WP4 – DaMSym
ABSTRACT
WP4 developed DaMSym, a semantic search tool for historical languages, applied as a case study to translations of the Nicene-Constantinopolitan Creed. It is designed to investigate the semantic depth of key theological formulations and religious concepts across Greek, Latin, Arabic, Sanskrit, and Old Church Slavonic traditions. The tool enables retrieval beyond verbatim matches and is designed to work with texts of any genre, thus enabling multi-context use.
RESULTS AND TOOLS
DaMSym is a semantic search system that goes beyond traditional exact word matching, identifying conceptually related passages even when they are expressed through different terms and linguistic structures. The system relies on transformer‑based sentence embeddings, selected and tested by domain experts for each language, to map sentences into a shared semantic space and retrieve semantically related passages based on conceptual proximity. It transforms sentences into mathematical representations of meaning, allowing users to measure conceptual proximity across texts and to retrieve semantically related passages across corpora. The platform currently operates on five linguistic traditions (Greek, Latin, Arabic, Sanskrit, Old Church Slavonic) and, for Greek and Latin, supports cross-lingual semantic search, enabling queries in one language to retrieve results from both.

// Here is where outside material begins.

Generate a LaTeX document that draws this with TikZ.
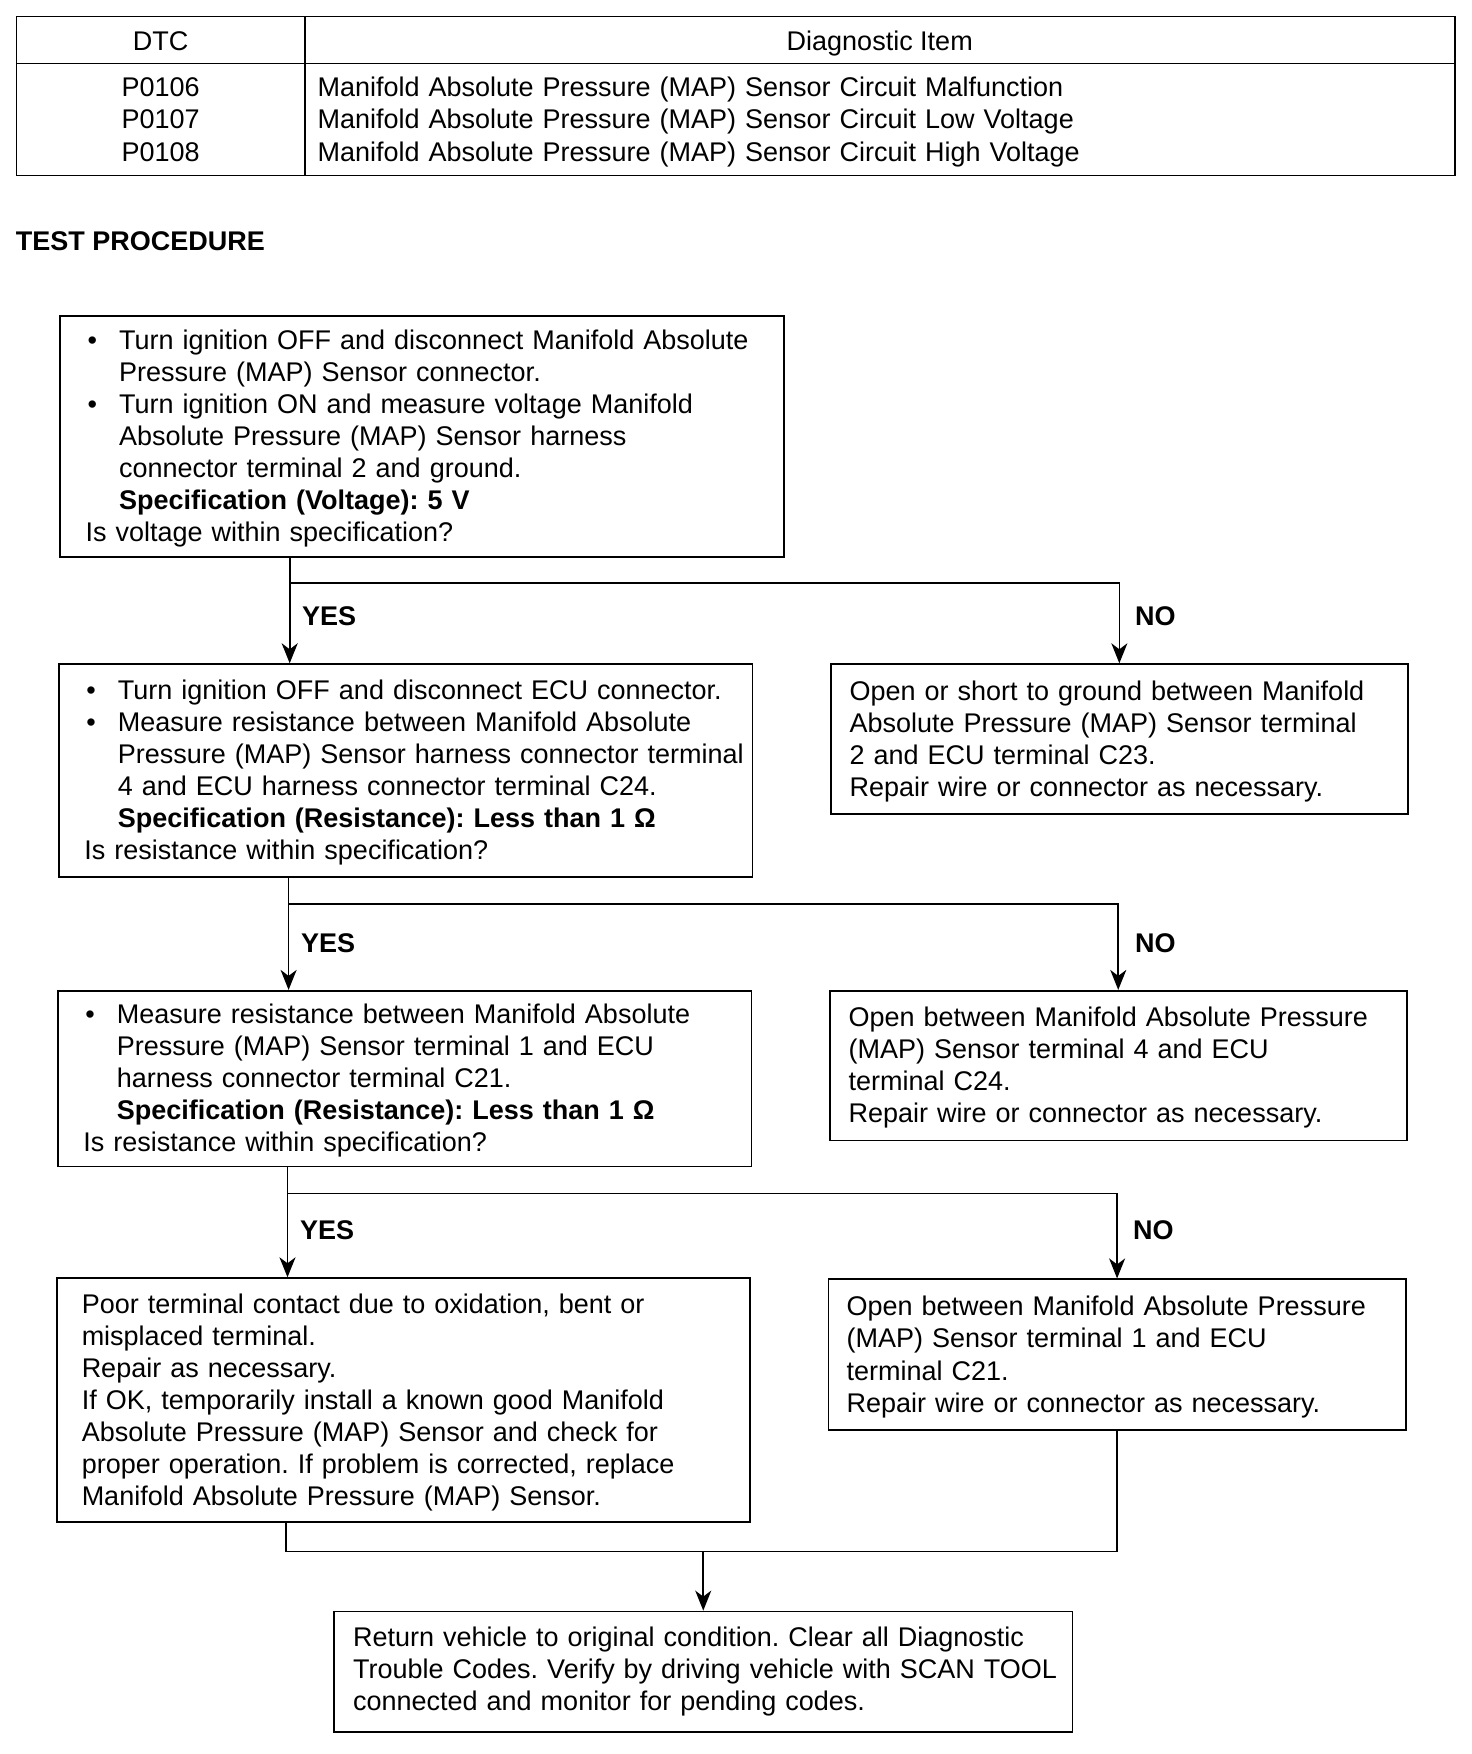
\documentclass[tikz,border=0pt]{standalone}
\usepackage{fontspec}
\setmainfont{Liberation Sans}
\usetikzlibrary{arrows.meta}
\frenchspacing
\newcommand{\bitem}{\makebox[33.5pt][l]{\hspace{2pt}•}}
\newcommand{\bcont}{\hspace*{33.5pt}}
\newcommand{\tlines}[1]{\begin{tabular}{@{}l@{}}\rule{0pt}{28pt}#1\end{tabular}}
\newcommand{\clines}[1]{\begin{tabular}{@{}c@{}}\rule{0pt}{29pt}#1\end{tabular}}
\begin{document}
\begin{tikzpicture}[x=1pt,y=-1pt,
  txt/.style={font=\fontsize{27}{32.1}\selectfont\frenchspacing},
  box/.style={draw, line width=1.7pt, anchor=north west, inner ysep=0pt, align=left, txt},
  cell/.style={draw, line width=1.5pt, anchor=north west, inner ysep=0pt, txt},
  lbl/.style={font=\fontsize{27}{32}\selectfont\bfseries, anchor=west, inner sep=0pt},
  conn/.style={line width=1.7pt},
  arr/.style={conn, -{Stealth[length=20pt,width=16pt,inset=6pt]}}
]
\fill[white] (0,0) rectangle (1472,1754);
\useasboundingbox (0,0) rectangle (1472,1754);

% table
\node[cell, minimum width=288.3pt, minimum height=46.9pt, text height=21pt, text depth=0pt] (dtch) at (15.7,15.7) {DTC};
\node[cell, minimum width=1150pt, minimum height=46.9pt, text height=21pt, text depth=0pt] (itemh) at (304,15.7) {Diagnostic Item};
\node[cell, minimum width=288.3pt, minimum height=111.9pt] (dtcb) at (15.7,62.6) {\clines{P0106\\P0107\\P0108}};
\node[cell, minimum width=1150pt, minimum height=111.9pt, inner xsep=12.8pt, text width=1124.4pt, align=left] (itemb) at (304,62.6)
  {\begin{tabular}{@{}l@{}}\rule{0pt}{29pt}Manifold Absolute Pressure (MAP) Sensor Circuit Malfunction\\
  Manifold Absolute Pressure (MAP) Sensor Circuit Low Voltage\\
  Manifold Absolute Pressure (MAP) Sensor Circuit High Voltage\end{tabular}};

\node[lbl] (tp) at (15.7,241.6) {TEST PROCEDURE};

% boxes
\node[box, minimum width=723.7pt, minimum height=240.5pt, inner xsep=25.5pt, text width=672.7pt] (b1) at (59.3,315.4)
  {\tlines{\bitem Turn ignition OFF and disconnect Manifold Absolute\\
  \bcont Pressure (MAP) Sensor connector.\\
  \bitem Turn ignition ON and measure voltage Manifold\\
  \bcont Absolute Pressure (MAP) Sensor harness\\
  \bcont connector terminal 2 and ground.\\
  \bcont\textbf{Specification (Voltage): 5 V}\\
  Is voltage within specification?}};

\node[box, minimum width=693.4pt, minimum height=212.5pt, inner xsep=25.4pt, text width=642.6pt] (b2) at (58.2,663.3)
  {\tlines{\bitem Turn ignition OFF and disconnect ECU connector.\\
  \bitem Measure resistance between Manifold Absolute\\
  \bcont Pressure (MAP) Sensor harness connector terminal\\
  \bcont 4 and ECU harness connector terminal C24.\\
  \bcont\textbf{Specification (Resistance): Less than 1 Ω}\\
  Is resistance within specification?}};

\node[box, minimum width=577pt, minimum height=149.9pt, inner xsep=18.7pt, text width=539.6pt] (n1) at (830,663.3)
  {\tlines{Open or short to ground between Manifold\\
  Absolute Pressure (MAP) Sensor terminal\\
  2 and ECU terminal C23.\\
  Repair wire or connector as necessary.}};

\node[box, minimum width=693.5pt, minimum height=175.6pt, inner xsep=25.5pt, text width=642.5pt] (b3) at (57,989.9)
  {\tlines{\bitem Measure resistance between Manifold Absolute\\
  \bcont Pressure (MAP) Sensor terminal 1 and ECU\\
  \bcont harness connector terminal C21.\\
  \bcont\textbf{Specification (Resistance): Less than 1 Ω}\\
  Is resistance within specification?}};

\node[box, minimum width=577.2pt, minimum height=149.8pt, inner xsep=19pt, text width=539.2pt] (n2) at (828.8,989.9)
  {\tlines{Open between Manifold Absolute Pressure\\
  (MAP) Sensor terminal 4 and ECU\\
  terminal C24.\\
  Repair wire or connector as necessary.}};

\node[box, minimum width=693.5pt, minimum height=243.9pt, inner xsep=25pt, text width=643.5pt] (b4) at (55.9,1277.3)
  {\tlines{Poor terminal contact due to oxidation, bent or\\
  misplaced terminal.\\
  Repair as necessary.\\
  If OK, temporarily install a known good Manifold\\
  Absolute Pressure (MAP) Sensor and check for\\
  proper operation. If problem is corrected, replace\\
  Manifold Absolute Pressure (MAP) Sensor.}};

\node[box, minimum width=577.1pt, minimum height=151pt, inner xsep=18pt, text width=541.1pt] (n3) at (827.7,1278.4)
  {\tlines{Open between Manifold Absolute Pressure\\
  (MAP) Sensor terminal 1 and ECU\\
  terminal C21.\\
  Repair wire or connector as necessary.}};

\node[box, minimum width=738.2pt, minimum height=120.8pt, inner xsep=19pt, text width=700.2pt] (fin) at (333.3,1610.6)
  {\begin{tabular}{@{}l@{}}Return vehicle to original condition. Clear all Diagnostic\\
  Trouble Codes. Verify by driving vehicle with SCAN TOOL\\
  connected and monitor for pending codes.\end{tabular}};

% connectors
\coordinate (j1) at (289.7,582.7);
\coordinate (j2) at (288.6,903.7);
\coordinate (j3) at (287.5,1193.4);
\coordinate (m1) at (286.3,1551.4);

\draw[arr] (b1.south -| j1) -- (b2.north -| j1);
\draw[arr] (j1) -| (n1.north);
\draw[arr] (b2.south -| j2) -- (b3.north -| j2);
\draw[arr] (j2) -| (n2.north);
\draw[arr] (b3.south -| j3) -- (b4.north -| j3);
\draw[arr] (j3) -| (n3.north);
\draw[conn] (b4.south -| m1) -- (m1) -| (n3.south);
\draw[arr] (m1 -| fin.north) -- (fin.north);

% labels
\node[lbl] (y1) at (302,616.3) {YES};
\node[lbl] (no1) at (1135,616.3) {NO};
\node[lbl] (y2) at (301,942.9) {YES};
\node[lbl] (no2) at (1135,942.9) {NO};
\node[lbl] (y3) at (299.8,1230.4) {YES};
\node[lbl] (no3) at (1133,1230.4) {NO};
\end{tikzpicture}
\end{document}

In addition to the core system, WP4 produced supporting tools and resources: a DIACU dataset for Old Church Slavonic with tools for character standardisation and lemmatisation, Sanskrit processing tools for compound segmentation and lexical search, and Gretino, the first benchmark dataset designed for the evaluation of semantic retrieval in Ancient Greek and Latin, including synthetic data and expert annotations. Together, these components provide an interoperable and reusable infrastructure for experimenting with semantic technologies in ancient and historical languages. DaMSym thus marks a shift from keyword‑based search to full semantic retrieval for low‑resource ancient languages, turning static corpora into conceptually searchable networks of texts.
CASE STUDIES
DaMSym has been applied to the analysis of the Nicene-Constantinopolitan Creed across multiple linguistic traditions, enabling the comparison of religious concepts across languages and historical contexts. This case study shows how semantic retrieval can be used to trace shifts in meaning, emphasis, and doctrinal nuance in the translation and reception of a core Christian text.
TEAM
WP4 was coordinated by Fabrizio D’Avenia (University of Palermo). Development activities were led by Costanza Bianchi (FSCIRE) and Marianna Napolitano (University of Modena and Reggio Emilia and FSCIRE) as Product Owners. Contributors included Igor Spanò and Irfan Ali (University of Palermo), working on Sanskrit semantic retrieval, Ivana Panzeca (University of Palermo), working on Arabic semantic retrieval, Usman Nawaz (University of Palermo) whose research focused on the standardization of characters and the lemmatization of Old Church Slavonic, Federico Iezzi and Elia Scapini (PhD candidates in Religious Studies – DREST, University of Modena and Reggio Emilia and FSCIRE) who contributed to semantic retrieval activities for Greek and Latin texts and to the development of training materials (video tutorials and training sessions). The team was further expanded through the participation of the Centro Nazionale (ISTI-CNR, Pisa), represented by Giovanni Puccetti, who collaborated on and coordinated the NLP-related activities concerning Church Slavonic, Latin, Greek, and Arabic. The preparatory work — specifically, until December 2024 for Greek and until June 2025 for Latin — was funded under WP6. Research activities in the humanities related to Church Slavonic are supported under WP3 (Criterion).
The team combined expertise in religious studies, computational linguistics, and classical and oriental philologies, ensuring that technological development remained closely aligned with scholarly use cases.
BEYOND ITSERR
The technologies developed in WP4 are applicable to any research field working with historical texts in ancient languages. DaMSym enables the identification of conceptual connections across texts from different periods and traditions, with applications in philology, history, philosophy, and legal studies. Supporting resources – including tools for Old Church Slavonic lemmatization and character standardization, Sanskrit segmentation, and the Gretino evaluation dataset – constitute interoperable and reusable resources for the international scholarly community. In this way, WP4 provides a foundation for future research infrastructures that require robust semantic access to multilingual historical corpora.